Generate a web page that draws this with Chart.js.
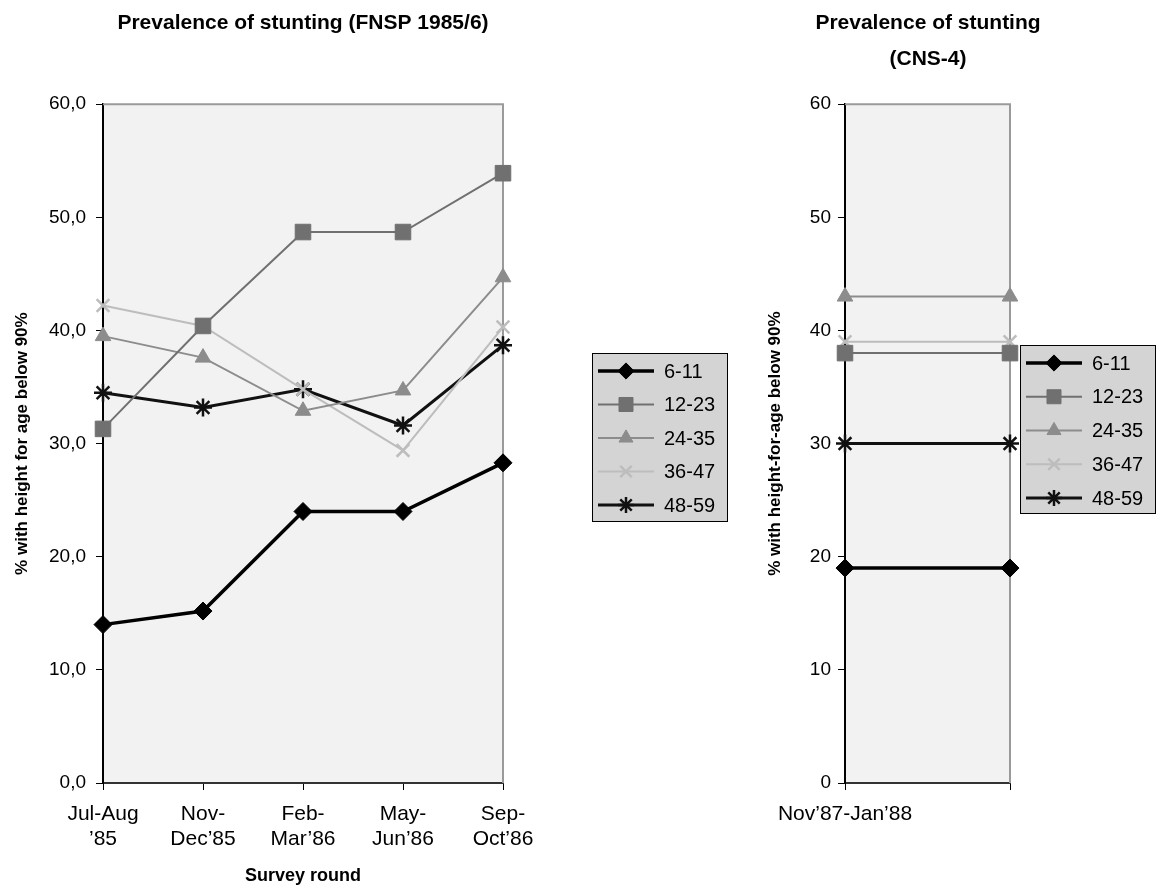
<!DOCTYPE html>
<html>
<head>
<meta charset="utf-8">
<script src="https://cdn.jsdelivr.net/npm/chart.js@4.4.1/dist/chart.umd.min.js"></script>
<style>
  body { margin: 0; background: #fff; }
  #wrap { position: relative; width: 1156px; height: 888px; }
  #leftChart { position: absolute; left: 0; top: 0; }
  #rightChart { position: absolute; left: 700px; top: 0; }
</style>
</head>
<body>
<div id="wrap">
  <canvas id="leftChart" width="740" height="888"></canvas>
  <canvas id="rightChart" width="456" height="888"></canvas>
</div>
<script>
// age groups (months)
const ageGroups = ['6-11', '12-23', '24-35', '36-47', '48-59'];

// FNSP 1985/6 survey rounds
const roundLabels = [['Jul-Aug', '’85'], ['Nov-', 'Dec’85'], ['Feb-', 'Mar’86'], ['May-', 'Jun’86'], ['Sep-', 'Oct’86']];
const fnsp_6_11  = [14.0, 15.2, 24.0, 24.0, 28.3];
const fnsp_12_23 = [31.3, 40.4, 48.7, 48.7, 53.9];
const fnsp_24_35 = [39.5, 37.6, 32.9, 34.7, 44.7];
const fnsp_36_47 = [42.2, 40.4, 34.8, 29.4, 40.3];
const fnsp_48_59 = [34.5, 33.2, 34.8, 31.6, 38.7];

// CNS-4 (single round, drawn as flat line)
const cnsLabels = ['Nov’87-Jan’88', ''];
const cns_6_11  = [19, 19];
const cns_12_23 = [38, 38];
const cns_24_35 = [43, 43];
const cns_36_47 = [39, 39];
const cns_48_59 = [30, 30];

const yTicks = [0, 10, 20, 30, 40, 50, 60];

Chart.defaults.font.family = '"Liberation Sans", Arial, sans-serif';
Chart.defaults.color = '#000';

const seriesStyle = [
    { color: '#000000', width: 3.5, point: 'rectRot', radius: 9, pw: 1 },
    { color: '#707070', width: 2, point: 'rect', radius: 11, pw: 1 },
    { color: '#8c8c8c', width: 2, point: 'triangle', radius: 9, pw: 1 },
    { color: '#bdbdbd', width: 2, point: 'crossRot', radius: 9, pw: 2.5 },
    { color: '#111111', width: 3, point: 'star', radius: 9, pw: 2.5 }
];

function make_datasets(series) {
    return series.map((vals, i) => {
        let s = seriesStyle[i];
        return {
            label: ageGroups[i],
            data: vals,
            yAxisID: 'y',
            borderColor: s.color,
            borderWidth: s.width,
            pointStyle: s.point,
            pointRadius: s.radius,
            pointBorderWidth: s.pw,
            pointBackgroundColor: s.color,
            pointBorderColor: s.color,
            tension: 0,
            clip: false
        };
    });
}

const plotFrame = {
    id: 'plotFrame',
    beforeDraw(chart) {
        const { ctx, chartArea: a } = chart;
        ctx.save();
        ctx.fillStyle = '#f2f2f2';
        ctx.fillRect(a.left, a.top, a.width, a.height);
        ctx.restore();
    },
    beforeDatasetsDraw(chart) {
        const { ctx, chartArea: a } = chart;
        ctx.save();
        ctx.strokeStyle = '#9a9a9a';
        ctx.lineWidth = 2;
        ctx.beginPath();
        ctx.moveTo(a.left, a.top);
        ctx.lineTo(a.right, a.top);
        ctx.lineTo(a.right, a.bottom);
        ctx.stroke();
        ctx.restore();
    }
};

const legendBox = {
    id: 'legendBox',
    afterDraw(chart, args, opts) {
        const ctx = chart.ctx;
        ctx.save();
        ctx.fillStyle = '#d4d4d4';
        ctx.fillRect(opts.x, opts.y, opts.w, opts.h);
        ctx.strokeStyle = '#000';
        ctx.lineWidth = 1;
        ctx.strokeRect(opts.x + 0.5, opts.y + 0.5, opts.w, opts.h);
        chart.data.datasets.forEach((ds, i) => {
            let y = opts.y + opts.first + i * opts.step;
            ctx.strokeStyle = ds.borderColor;
            ctx.lineWidth = ds.borderWidth;
            ctx.beginPath();
            ctx.moveTo(opts.x + 6, y);
            ctx.lineTo(opts.x + 62, y);
            ctx.stroke();
            ctx.fillStyle = ds.pointBackgroundColor;
            ctx.strokeStyle = ds.pointBorderColor;
            ctx.lineWidth = ds.pointBorderWidth;
            Chart.helpers.drawPoint(ctx, {
                pointStyle: ds.pointStyle,
                radius: ds.pointRadius * 0.9,
                borderWidth: ds.pointBorderWidth,
                rotation: 0
            }, opts.x + 34, y);
            ctx.fillStyle = '#000';
            ctx.font = '20px "Liberation Sans", Arial, sans-serif';
            ctx.textBaseline = 'middle';
            ctx.fillText(ds.label, opts.x + 72, y + 1);
        });
        ctx.restore();
    }
};

function line_chart(id, labels, series, cfg) {
    const ctx = document.getElementById(id).getContext('2d');
    let scales = {
        x: {
            offset: false,
            afterFit: (scale) => { scale.height = 105; },
            grid: { drawOnChartArea: false, drawTicks: true, tickLength: 7, color: '#000' },
            border: { display: true, color: '#333', width: 2 },
            ticks: {
                autoSkip: false, maxRotation: 0, padding: 12,
                font: { size: 21, lineHeight: 1.19 }, color: '#000'
            },
            title: cfg.xTitle ? {
                display: true, text: cfg.xTitle,
                font: { size: 18, weight: 'bold' },
                padding: { top: 0, bottom: 1 }
            } : { display: false }
        },
        y: {
            min: 0, max: 60,
            afterFit: (scale) => { scale.width = cfg.yWidth; },
            afterBuildTicks: (scale) => { scale.ticks = yTicks.map(v => ({ value: v })); },
            grid: { drawOnChartArea: false, drawTicks: true, tickLength: 7, color: '#000' },
            border: { display: true, color: '#000', width: 2 },
            ticks: {
                padding: cfg.yPad,
                font: { size: 19 }, color: '#000',
                callback: cfg.yFormat
            },
            title: {
                display: true, text: cfg.yTitle,
                font: { size: 17, weight: 'bold' },
                padding: { top: cfg.yTitleTop, bottom: 0 }
            }
        }
    };
    if (cfg.spaceRight) {
        // empty right-hand axis only reserves room for the legend
        scales.space = {
            type: 'linear', position: 'right', display: true,
            afterFit: (scale) => { scale.width = cfg.spaceRight; },
            grid: { display: false }, border: { display: false },
            ticks: { display: false }
        };
    }
    return new Chart(ctx, {
        type: 'line',
        data: { labels: labels, datasets: make_datasets(series) },
        plugins: [plotFrame, legendBox],
        options: {
            responsive: false,
            animation: false,
            devicePixelRatio: 1,
            layout: { padding: { left: 0, right: cfg.padRight, top: 0, bottom: 0 } },
            plugins: {
                legend: { display: false },
                tooltip: { enabled: false },
                title: {
                    display: true,
                    text: cfg.title,
                    fullSize: cfg.titleFull,
                    font: { size: 21, weight: 'bold', lineHeight: cfg.titleLH },
                    color: '#000',
                    padding: { top: cfg.titleTop, bottom: cfg.titleBottom }
                },
                legendBox: cfg.legend
            },
            scales: scales
        }
    });
}

window.onload = () => {
    line_chart('leftChart', roundLabels,
        [fnsp_6_11, fnsp_12_23, fnsp_24_35, fnsp_36_47, fnsp_48_59], {
            title: 'Prevalence of stunting (FNSP 1985/6)',
            titleFull: false,
            titleLH: 1.2, titleTop: 11, titleBottom: 68,
            padRight: 237, spaceRight: 0, yWidth: 103, yPad: 10, yTitleTop: 12,
            yTitle: '% with height for age below 90%',
            xTitle: 'Survey round',
            yFormat: (v) => v.toFixed(1).replace('.', ','),
            legend: { x: 592, y: 353, w: 135, h: 168, first: 18, step: 33.5 }
        });
    line_chart('rightChart', cnsLabels,
        [cns_6_11, cns_12_23, cns_24_35, cns_36_47, cns_48_59], {
            title: ['Prevalence of stunting', '(CNS-4)'],
            titleFull: true,
            titleLH: 1.72, titleTop: 5, titleBottom: 27,
            padRight: 0, spaceRight: 146, yWidth: 145, yPad: 7, yTitleTop: 65,
            yTitle: '% with height-for-age below 90%',
            xTitle: null,
            yFormat: (v) => String(v),
            legend: { x: 320, y: 345, w: 135, h: 168, first: 18, step: 33.75 }
        });
}
</script>
</body>
</html>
_ _ _ _ _
=== Task ===
Repeat only the lines from the beginning of the material through the line containing "const yTicks = [0, 10, 20, 30, 40, 50, 60];", both ends kept, leaving pictures out.

=== The output ===
Generate a web page that draws this with Chart.js.
<!DOCTYPE html>
<html>
<head>
<meta charset="utf-8">
<script src="https://cdn.jsdelivr.net/npm/chart.js@4.4.1/dist/chart.umd.min.js"></script>
<style>
  body { margin: 0; background: #fff; }
  #wrap { position: relative; width: 1156px; height: 888px; }
  #leftChart { position: absolute; left: 0; top: 0; }
  #rightChart { position: absolute; left: 700px; top: 0; }
</style>
</head>
<body>
<div id="wrap">
  <canvas id="leftChart" width="740" height="888"></canvas>
  <canvas id="rightChart" width="456" height="888"></canvas>
</div>
<script>
// age groups (months)
const ageGroups = ['6-11', '12-23', '24-35', '36-47', '48-59'];

// FNSP 1985/6 survey rounds
const roundLabels = [['Jul-Aug', '’85'], ['Nov-', 'Dec’85'], ['Feb-', 'Mar’86'], ['May-', 'Jun’86'], ['Sep-', 'Oct’86']];
const fnsp_6_11  = [14.0, 15.2, 24.0, 24.0, 28.3];
const fnsp_12_23 = [31.3, 40.4, 48.7, 48.7, 53.9];
const fnsp_24_35 = [39.5, 37.6, 32.9, 34.7, 44.7];
const fnsp_36_47 = [42.2, 40.4, 34.8, 29.4, 40.3];
const fnsp_48_59 = [34.5, 33.2, 34.8, 31.6, 38.7];

// CNS-4 (single round, drawn as flat line)
const cnsLabels = ['Nov’87-Jan’88', ''];
const cns_6_11  = [19, 19];
const cns_12_23 = [38, 38];
const cns_24_35 = [43, 43];
const cns_36_47 = [39, 39];
const cns_48_59 = [30, 30];

const yTicks = [0, 10, 20, 30, 40, 50, 60];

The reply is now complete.